RaYnbow Collective worked with Daily Universe, BYU’s student newspaper which creates the welcome bags, to submit the pamphlets. Tenney said she paid the $200 fee, signed a contract with the Daily Universe and dropped off 5,000 pamphlets on Aug. 12. The pamphlets, she said, were “very vanilla, very inline with church teachings.”
“We tried really hard to make sure it was kosher and in line with policy,” she said, adding that the pamphlets were created in collaboration with other LGBTQ organizations in the area. “We didn’t hear anything back besides it looks great.”
On Aug. 23, a friend of hers who is also a resident assistant sent Tenney an Instagram message telling her she was told to go to each room where the bags were placed and pull the pamphlets out.
After reaching out to various departments at BYU to find out who was giving the direction to remove the bags, Tenney said she was told by the Office of Student Life that the items went against the church and that they made the decision to remove them.
When asked why the pamphlets were removed, BYU gave TODAY Parents the following statement on Thursday, Sept. 1:
“We would like our students and employees to utilize our new Office of Belonging as their primary resource in these efforts. When we learned that a bag of promotional materials, which came through the advertising section of the student newspaper, was being distributed through residential buildings on campus, the decision was made to remove some materials from an organization outside of the university.
The decision to remove the materials by Student Life was based on the university’s commitment to provide support through the Office of Belonging and our counseling services and not to allow outside entities to imply affiliation with or endorsement from the university.”

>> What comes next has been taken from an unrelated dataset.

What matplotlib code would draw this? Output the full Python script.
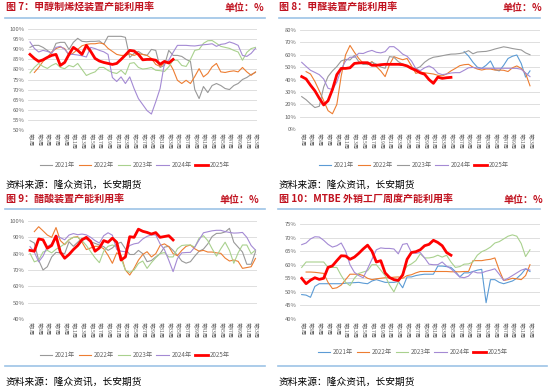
import numpy as np
import matplotlib
matplotlib.use("Agg")
import matplotlib.pyplot as plt
from matplotlib.lines import Line2D

plt.rcParams['font.family'] = ['Noto Sans CJK SC', 'DejaVu Sans']

# x axis: weekly categories, every other week labelled
tick_weeks = list(range(1, 54, 2))
week_labels = [f"第{w}周" for w in tick_weeks]
years = ['2021年', '2022年', '2023年', '2024年', '2025年']

# 图7 甲醇制烯烃 (%)
mto_2021 = [91, 92, 92, 91, 89.5, 88, 93, 93.5, 93.5, 90, 93.5, 95.5, 94, 93.8, 94, 94, 94.2, 92.5, 96.5, 96.5,
            96.5, 96.5, 96, 86, 88, 89, 87.5, 87, 90, 89.5, 81, 82, 89.5, 87, 87, 86.5, 85, 84, 70, 65.5,
            71.5, 68.5, 72, 73, 72, 70.5, 70, 72, 73, 75, 76, 77.5, 78.5]
mto_2022 = [None, 78.5, 81, 84, 86, 88.7, 90.4, 91.2, 90.4, 87, 88.2, 90, 91.8, 92.5, 92.8, 92.8, 93.2, 92.8, 90.5, 89,
            87.5, 87, 87, 87.8, 87, 87.8, 87.5, 87, 85.5, 82.5, 81.5, 83, 83.8, 80, 74.6, 73, 74.6, 73, 76.5, 80.4,
            76.3, 78, 81.3, 83, 78.8, 78.5, 79, 79.3, 78.8, 81, 78.8, 77.1, 78.8]
mto_2023 = [78.3, 81, 83, 81.5, 80.5, 82, 83, 81, 80.4, 82, 81.3, 83, 80, 77, 78, 78.8, 81, 81, 79.5, 78.5,
            78, 79.6, 77.5, 83, 83.4, 81, 80.2, 80.5, 81, 79.6, 79.4, 79, 81.3, 84.6, 84.6, 82, 81.5, 85, 89.5, 90,
            93, 94.3, 94.4, 93, 91.5, 91, 90.5, 89.5, 88.7, 84.6, 88.5, 90.4, 91]
mto_2024 = [93.7, 90.5, 88.7, 89.5, 89, 88.2, 91, 91.5, 90, 87.5, 87.5, 87.2, 86.8, 86.2, 91, 90.4, 89.5, 88.8, 87.5, 76,
            74, 76.3, 73, 76.3, 70.5, 65.5, 62.5, 59.5, 57.8, 63.9, 70.5, 83, 84.6, 88.5, 92, 92, 92, 91.8, 91.7, 92,
            92.3, 92.5, 92.8, 91.5, 92.5, 92.8, 93.7, 93, 92, 87, 86.5, 88, 90.5]
mto_2025 = [87.5, 85.5, 84, 84.8, 86, 87, 87.5, 82, 83.5, 87.5, 91, 89.5, 87.5, 92, 89, 85.5, 84.2, 83.5, 83, 82.5,
            83, 85, 87.2, 89.5, 89.2, 87.5, 84.8, 85, 85, 84.6, 82.6, 84, 83.2, 85]

# 图8 甲醛 (%)
fa_2021 = [None] * 37 + [62.5, 59, 54, 50, 49, 51.5, 55, 48, 47, 51.5, 57, 58.8, 59.8, 53, 42, 47]
fa_2022 = [None, 46.4, 44.5, 38.5, 31, 23, 15, 12.5, 20, 43, 60, 67.5, 62, 57, 53.1, 52, 54.5, 50.5, 47, 42.4,
           52, 58.5, 57.1, 56, 57, 51, 45, 46, 45.5, 45, 44.5, 43.5, 43, 44.5, 47, 49, 51.2, 52, 52.3, 50,
           48.5, 47.7, 48.5, 48.5, 47.7, 47.7, 47.5, 46.5, 49.5, 51, 49, 45, 35]
fa_2023 = [26.3, 23.8, 20.5, 17.5, 18.5, 34, 42.5, 47, 50.5, 55, 56.3, 55.8, 59.5, 54.5, 52.2, 52.5, 54, 52.5, 50.2, 49.1,
           58.5, 58, 54.5, 52.4, 51.2, 49.8, 48.7, 50.4, 54, 56.5, 58, 58.5, 59.2, 59.9, 60.5, 60.6, 61, 61.7, 63.3, 60.8,
           62.2, 62.5, 62.7, 63.5, 64.6, 65.5, 66.4, 65.8, 65, 64.4, 63.9, 61.5, 60]
fa_2024 = [53.9, 50.6, 47.5, 45.8, 44, 40.5, 33, 32, 38, 48.5, 55, 58, 58, 61.2, 61, 62.5, 63.5, 62, 61.5, 62.5,
           66.5, 66.5, 63.8, 60.5, 58.8, 55, 48.8, 47.2, 49.5, 51, 49.1, 45.2, 44, 44.5, 45.3, 45.6, 45.6, 47.5, 49.5, 49.8,
           49.3, 49.1, 49.1, 49.1, 49.1, 49.1, 49.1, 49.1, 49.1, 49, 48.3, 45.3, 42.4]
fa_2025 = [42.4, 40.5, 35.5, 31, 25, 19.6, 23, 32, 44, 49, 49, 49.5, 53, 53.4, 53.6, 53.6, 51.5, 51.5, 52, 52.3,
           52.3, 52.3, 52.3, 52, 51, 49, 47.5, 45.5, 44.3, 40, 37, 42, 41, 41.5, 41.8]

# 图9 醋酸 (%)
aa_2021 = [88, 86.5, 76, 70, 72, 78, 80.8, 80.5, 80, 87.3, 84.5, 87, 89.4, 89, 87.3, 86.3, 85.3, 84.3, 82, 83.5,
           86, 87, 83, 79.5, 79.5, 82, 80, 75.1, 75.8, 78, 80, 84, 84.5, 82, 79, 75.5, 74.2, 75.1, 78.5, 81.5,
           82.8, 86, 90.5, 92.4, 92.5, 93.3, 95.5, 87, 84, 81, 73.5, 73.5, 81.2]
aa_2022 = [None, 93.5, 96.5, 94, 91.4, 90, 96, 88, 85.5, 88.5, 90, 90.4, 87, 82.5, 83.5, 84.5, 84.5, 83, 79, 74.1,
           80.5, 79, 70, 66.9, 71, 76, 79.5, 81.2, 78, 80, 85, 86, 84.3, 80, 78.8, 82, 84.5, 85.3, 83, 81.5,
           82, 81, 81, 80.5, 80.2, 77.3, 75.5, 76.1, 75.3, 71, 71.5, 72, 77.1]
aa_2023 = [80.2, 75, 76, 81, 82, 80.5, 82.7, 84.2, 86, 88.5, 90, 90, 88, 85, 81.2, 77.5, 74.5, 81.5, 84.5, 85.3,
           84.5, 77, 70, 68.5, 70, 74, 75.5, 71, 74.5, 77.5, 80, 80.7, 78, 78, 83, 85, 85.3, 85.3, 84, 89.5,
           91, 88, 83, 78.5, 83, 87, 82, 74.1, 80.5, 85.3, 85.3, 80, 82.2]
aa_2024 = [84.3, 81, 75, 78.5, 84.3, 86, 91, 89.8, 88.5, 91.4, 92.3, 91.6, 92, 91.5, 90, 88, 86.5, 91, 92.8, 91.3,
           82.5, 81.5, 81.2, 85, 86, 86.5, 89, 90.6, 91.5, 91.5, 86, 82.5, 76, 69, 77, 80.5, 80.7, 80.8, 84, 88.4,
           92.8, 93.4, 94, 94.3, 94.3, 93.5, 93, 92.6, 92.7, 93, 90, 85, 82.2]
aa_2025 = [82, 81.5, 89, 88.5, 83.3, 85, 90.8, 81, 77.2, 79.5, 82.5, 85, 88.5, 90, 87.5, 81.5, 83.5, 88, 87, 89.5,
           87, 76.1, 78, 90.4, 90, 95, 93.7, 93, 92, 92.9, 90, 90.5, 91, 88.4]

# 图10 MTBE 外销 (%)
mt_2021 = [49, 48.8, 48, 52, 53, 53, 53, 53, 53, 53, 53.2, 53.3, 53.4, 53.5, 53.2, 53, 54, 54.5, 54, 53.5,
           53.5, 53.5, 53.8, 51.5, 55.5, 55.5, 56, 56.3, 56.5, 56.5, 56.5, 59.5, 59.5, 59.3, 59, 57.5, 55.5, 57, 57, 57.5,
           58, 58.3, 46, 54.5, 54.5, 53.5, 53, 53.5, 54, 55, 56.5, 58.5, 57.5]
mt_2022 = [None, 57.3, 57.3, 57.2, 57, 56.8, 53.5, 51.2, 51.5, 52.5, 54.5, 56.5, 56.5, 56.5, 56, 55, 54.5, 54.8, 55, 55.2,
           55.2, 55.4, 55.5, 55, 56, 56.3, 57, 57.5, 57.5, 57.5, 57.5, 57.5, 57.5, 57.5, 57.4, 57.4, 57.4, 57.5, 57.5, 61.5,
           61.5, 61.5, 61.8, 62, 62.5, 58, 54.2, 54.5, 55, 54.8, 54.5, 56, 60]
mt_2023 = [59, 61, 61, 61, 61, 61, 59, 59, 59, 56, 53.5, 52.3, 55, 56.8, 57.3, 57.8, 60, 60, 58, 56,
           52.5, 50, 53.5, 57, 59.5, 60.3, 61.5, 64, 62.5, 62.5, 62.8, 63.5, 62.8, 63.5, 61, 59, 59.3, 60.2, 60.3, 61,
           63.5, 64.8, 65.5, 66.5, 68, 68.5, 69.5, 70.5, 71, 70.5, 67.8, 63, 65.5]
mt_2024 = [67.4, 68, 69.5, 70.3, 70.2, 69, 67.5, 66.5, 67, 68, 65, 60, 57.2, 56, 55.2, 58.5, 62, 65.5, 66.2, 66,
           66, 65.8, 64, 67.5, 67.8, 64.5, 64.2, 64.5, 62.5, 60.2, 60, 60, 61, 59.5, 58.5, 57, 55.5, 55.2, 55.8, 57.5,
           57, 57, 57.6, 58, 58.5, 56.5, 54.2, 55, 56, 57, 58, 58.5, 58]
mt_2025 = [55, 53, 54.3, 55.2, 54.6, 55, 59, 59.6, 61.5, 63.3, 63.2, 62, 62.8, 64.2, 65.8, 67.2, 65, 61, 61.5, 57,
           55.3, 54.5, 54.2, 56.2, 62, 64.5, 64.8, 65.5, 67, 67.5, 69, 68.2, 67, 64.5, 63.5]

GRAY, ORANGE, GREEN, PURPLE, BLUE, RED = '#999999', '#ED7D31', '#A9D18E', '#A48AD4', '#5B9BD5', '#FF0000'
TITLE_RED = '#C0121F'
RULE_BLUE = '#9DC3E6'
TXT = '#666666'

W, H = 550, 389
fig = plt.figure(figsize=(W / 100, H / 100), dpi=100)


def box(l, t, r, b):
    return [l / W, 1 - b / H, (r - l) / W, (b - t) / H]


def chart(rect, xlim, ylim, yticks, series, colors, legend_xy):
    ax = fig.add_axes(rect)
    for name, vals, c in zip(years, series, colors):
        y = np.array([np.nan if v is None else v for v in vals], dtype=float)
        x = np.arange(1, len(y) + 1)
        ax.plot(x, y, color=c, lw=2.0 if name == '2025年' else 0.8, label=name)
    ax.set_xlim(*xlim)
    ax.set_ylim(*ylim)
    ax.set_yticks(yticks)
    ax.set_yticklabels([f"{t}%" for t in yticks], fontsize=4.2, color=TXT)
    ax.set_xticks(tick_weeks)
    ax.set_xticklabels(week_labels, rotation=-90, fontsize=3.7, color=TXT)
    ax.tick_params(length=0, pad=2.5)
    ax.grid(axis='y', color='#D9D9D9', lw=0.6)
    ax.set_axisbelow(True)
    for s in ax.spines.values():
        s.set_visible(False)
    ax.legend(loc='center', bbox_to_anchor=(legend_xy[0] / W, 1 - legend_xy[1] / H),
              bbox_transform=fig.transFigure, ncol=5, frameon=False, fontsize=4.5,
              handlelength=2.0, columnspacing=0.6, handletextpad=0.4, labelcolor=TXT)
    return ax


def header(x0, x1, y, title):
    fig.text(x0 / W, 1 - y / H, title, fontsize=7.2, fontweight='bold', color=TITLE_RED, va='center')
    fig.text(x1 / W, 1 - y / H, "单位：%", fontsize=7.2, fontweight='bold', color=TITLE_RED,
             va='center', ha='right')


def rule(x0, x1, y):
    fig.add_artist(Line2D([x0 / W, x1 / W], [1 - y / H, 1 - y / H], color=RULE_BLUE, lw=1.2))


def source(x, y):
    fig.text(x / W, 1 - y / H, "资料来源：隆众资讯，长安期货", fontsize=7, color='black', va='center')


# top-left
header(6, 264, 8, "图 7：甲醇制烯烃装置产能利用率")
rule(5, 265, 18.3)
chart(box(28, 29.3, 257, 129.7), (0.54, 53.35), (50, 100), list(range(50, 101, 5)),
      [mto_2021, mto_2022, mto_2023, mto_2024, mto_2025], [GRAY, ORANGE, GREEN, PURPLE, RED], (135, 165))
source(6, 185)

# top-right
header(279, 542, 8, "图 8：甲醛装置产能利用率")
rule(279, 540, 18.3)
chart(box(300, 29.9, 540, 129.3), (0.61, 55.28), (0, 80), list(range(0, 81, 10)),
      [fa_2021, fa_2022, fa_2023, fa_2024, fa_2025], [BLUE, ORANGE, GRAY, PURPLE, RED], (414, 165))
source(279, 185)

# bottom-left
header(6, 259, 200, "图 9：醋酸装置产能利用率")
rule(5, 265, 209.3)
chart(box(28, 221, 257, 319), (0.54, 53.35), (40, 100), list(range(40, 101, 10)),
      [aa_2021, aa_2022, aa_2023, aa_2024, aa_2025], [GRAY, ORANGE, GREEN, PURPLE, RED], (135, 355))
rule(5, 265, 365.7)
source(6, 381.7)

# bottom-right
header(279, 543, 200, "图 10：MTBE 外销工厂周度产能利用率")
rule(278, 540, 209.3)
chart(box(300, 224, 540, 319), (0.61, 55.28), (40, 75), list(range(40, 76, 5)),
      [mt_2021, mt_2022, mt_2023, mt_2024, mt_2025], [BLUE, ORANGE, GREEN, PURPLE, RED], (413, 352))
rule(278, 547, 365.7)
source(279, 381.7)

fig.savefig("out.png", dpi=100)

BYU announced The Office of Belonging was being created in August 2021, and that it would “focus primarily on coordinating and enhancing belonging services and efforts on campus.” But the office didn’t have a physical location until Monday, according to Tenney. BYU did not respond to TODAY Parents when asked what resources the office provides for LGBTQ students.
“In a year that it has taken to get organized, we (RaYnbow Collective) have provided all those resources,” Tenney said. “It’s hard to say what they’ll do.”
The announcement of the new office came the same week church leader Jeffrey R. Holland came to the Utah campus and spoke about defending the doctrine of the family and marriage as the union of a man and a woman.
Tenney said since that speech, she has received numerous violent threats and had to pull her contact information from BYU’s directory. While she’s hopeful the new Office of Belonging will be successful at providing support to marginalized students, she says such support has yet to be seen.